Charts and diagrams as code:
|---|
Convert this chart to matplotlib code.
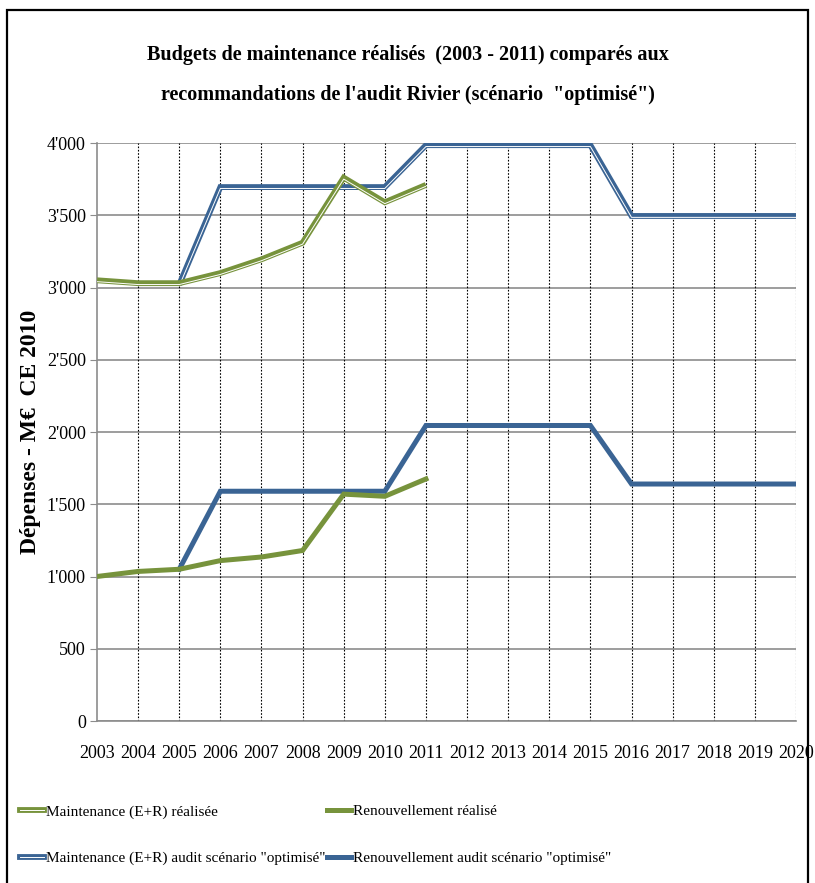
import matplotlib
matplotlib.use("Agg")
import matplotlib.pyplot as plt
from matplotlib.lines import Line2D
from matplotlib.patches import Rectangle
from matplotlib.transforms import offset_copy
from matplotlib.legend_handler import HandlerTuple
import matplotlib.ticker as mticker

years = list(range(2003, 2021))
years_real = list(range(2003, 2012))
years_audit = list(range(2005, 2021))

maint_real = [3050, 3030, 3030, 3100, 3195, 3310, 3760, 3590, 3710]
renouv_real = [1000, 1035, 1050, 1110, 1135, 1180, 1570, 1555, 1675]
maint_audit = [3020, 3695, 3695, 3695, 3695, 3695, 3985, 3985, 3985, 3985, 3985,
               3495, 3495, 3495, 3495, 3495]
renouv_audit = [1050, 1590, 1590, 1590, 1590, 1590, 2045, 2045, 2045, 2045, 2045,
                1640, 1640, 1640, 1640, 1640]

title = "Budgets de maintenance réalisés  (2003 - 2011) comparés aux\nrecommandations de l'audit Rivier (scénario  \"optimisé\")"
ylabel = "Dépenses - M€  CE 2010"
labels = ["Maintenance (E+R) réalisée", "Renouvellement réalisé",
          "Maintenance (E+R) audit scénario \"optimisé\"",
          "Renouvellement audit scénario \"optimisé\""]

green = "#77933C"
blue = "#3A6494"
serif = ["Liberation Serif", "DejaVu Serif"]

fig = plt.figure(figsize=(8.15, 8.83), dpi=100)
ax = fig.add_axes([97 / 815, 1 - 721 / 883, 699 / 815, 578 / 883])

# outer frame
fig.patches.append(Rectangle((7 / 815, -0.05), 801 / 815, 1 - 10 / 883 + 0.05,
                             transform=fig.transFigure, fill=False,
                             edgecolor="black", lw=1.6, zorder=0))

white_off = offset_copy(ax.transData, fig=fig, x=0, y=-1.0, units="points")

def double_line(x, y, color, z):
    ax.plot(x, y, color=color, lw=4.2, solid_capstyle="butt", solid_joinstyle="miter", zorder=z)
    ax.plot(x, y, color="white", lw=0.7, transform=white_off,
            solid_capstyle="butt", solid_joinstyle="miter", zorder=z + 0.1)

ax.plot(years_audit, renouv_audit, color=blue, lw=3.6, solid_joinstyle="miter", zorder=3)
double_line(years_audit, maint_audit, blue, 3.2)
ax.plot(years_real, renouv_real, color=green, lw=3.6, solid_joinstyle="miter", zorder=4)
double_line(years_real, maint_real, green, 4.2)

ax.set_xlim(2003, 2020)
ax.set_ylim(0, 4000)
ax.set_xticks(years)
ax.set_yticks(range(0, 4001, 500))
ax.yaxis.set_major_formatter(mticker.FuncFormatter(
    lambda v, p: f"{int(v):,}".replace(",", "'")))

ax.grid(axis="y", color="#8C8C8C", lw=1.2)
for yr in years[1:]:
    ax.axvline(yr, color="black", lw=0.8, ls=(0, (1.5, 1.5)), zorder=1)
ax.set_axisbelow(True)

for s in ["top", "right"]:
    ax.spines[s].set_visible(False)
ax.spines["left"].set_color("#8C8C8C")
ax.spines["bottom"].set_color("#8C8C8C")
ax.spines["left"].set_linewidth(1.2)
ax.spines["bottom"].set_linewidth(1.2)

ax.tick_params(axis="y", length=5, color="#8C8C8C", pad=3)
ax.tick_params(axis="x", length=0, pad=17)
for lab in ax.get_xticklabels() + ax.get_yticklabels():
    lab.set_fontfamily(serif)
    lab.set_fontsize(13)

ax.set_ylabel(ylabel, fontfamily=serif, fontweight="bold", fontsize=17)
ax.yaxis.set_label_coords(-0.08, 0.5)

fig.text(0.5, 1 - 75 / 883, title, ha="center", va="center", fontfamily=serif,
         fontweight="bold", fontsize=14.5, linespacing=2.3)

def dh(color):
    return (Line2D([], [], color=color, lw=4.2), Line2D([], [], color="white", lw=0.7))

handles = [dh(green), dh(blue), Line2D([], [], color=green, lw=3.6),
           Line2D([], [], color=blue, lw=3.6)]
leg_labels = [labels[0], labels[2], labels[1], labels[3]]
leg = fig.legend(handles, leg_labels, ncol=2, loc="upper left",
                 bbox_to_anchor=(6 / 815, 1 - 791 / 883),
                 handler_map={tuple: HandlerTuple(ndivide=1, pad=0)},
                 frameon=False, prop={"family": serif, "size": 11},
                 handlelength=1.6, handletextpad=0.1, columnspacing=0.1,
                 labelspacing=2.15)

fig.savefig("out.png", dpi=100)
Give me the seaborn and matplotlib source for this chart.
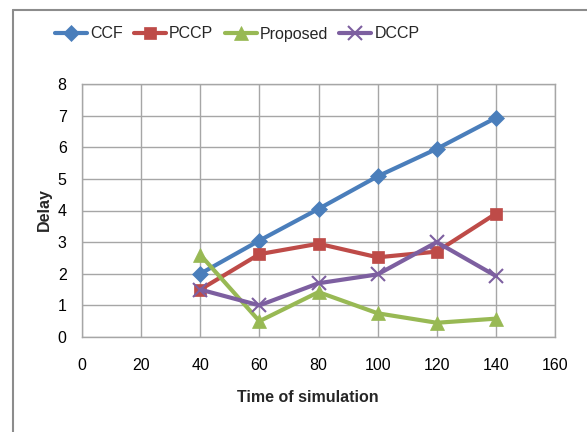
|---|
### Exercise requirements
Take the lines from the start of the material to the line with "1640, 1640, 1640, 1640, 1640]", both included, and transcribe them exactly without the pictures.

### Result of this exercise
Convert this chart to matplotlib code.
import matplotlib
matplotlib.use("Agg")
import matplotlib.pyplot as plt
from matplotlib.lines import Line2D
from matplotlib.patches import Rectangle
from matplotlib.transforms import offset_copy
from matplotlib.legend_handler import HandlerTuple
import matplotlib.ticker as mticker

years = list(range(2003, 2021))
years_real = list(range(2003, 2012))
years_audit = list(range(2005, 2021))

maint_real = [3050, 3030, 3030, 3100, 3195, 3310, 3760, 3590, 3710]
renouv_real = [1000, 1035, 1050, 1110, 1135, 1180, 1570, 1555, 1675]
maint_audit = [3020, 3695, 3695, 3695, 3695, 3695, 3985, 3985, 3985, 3985, 3985,
               3495, 3495, 3495, 3495, 3495]
renouv_audit = [1050, 1590, 1590, 1590, 1590, 1590, 2045, 2045, 2045, 2045, 2045,
                1640, 1640, 1640, 1640, 1640]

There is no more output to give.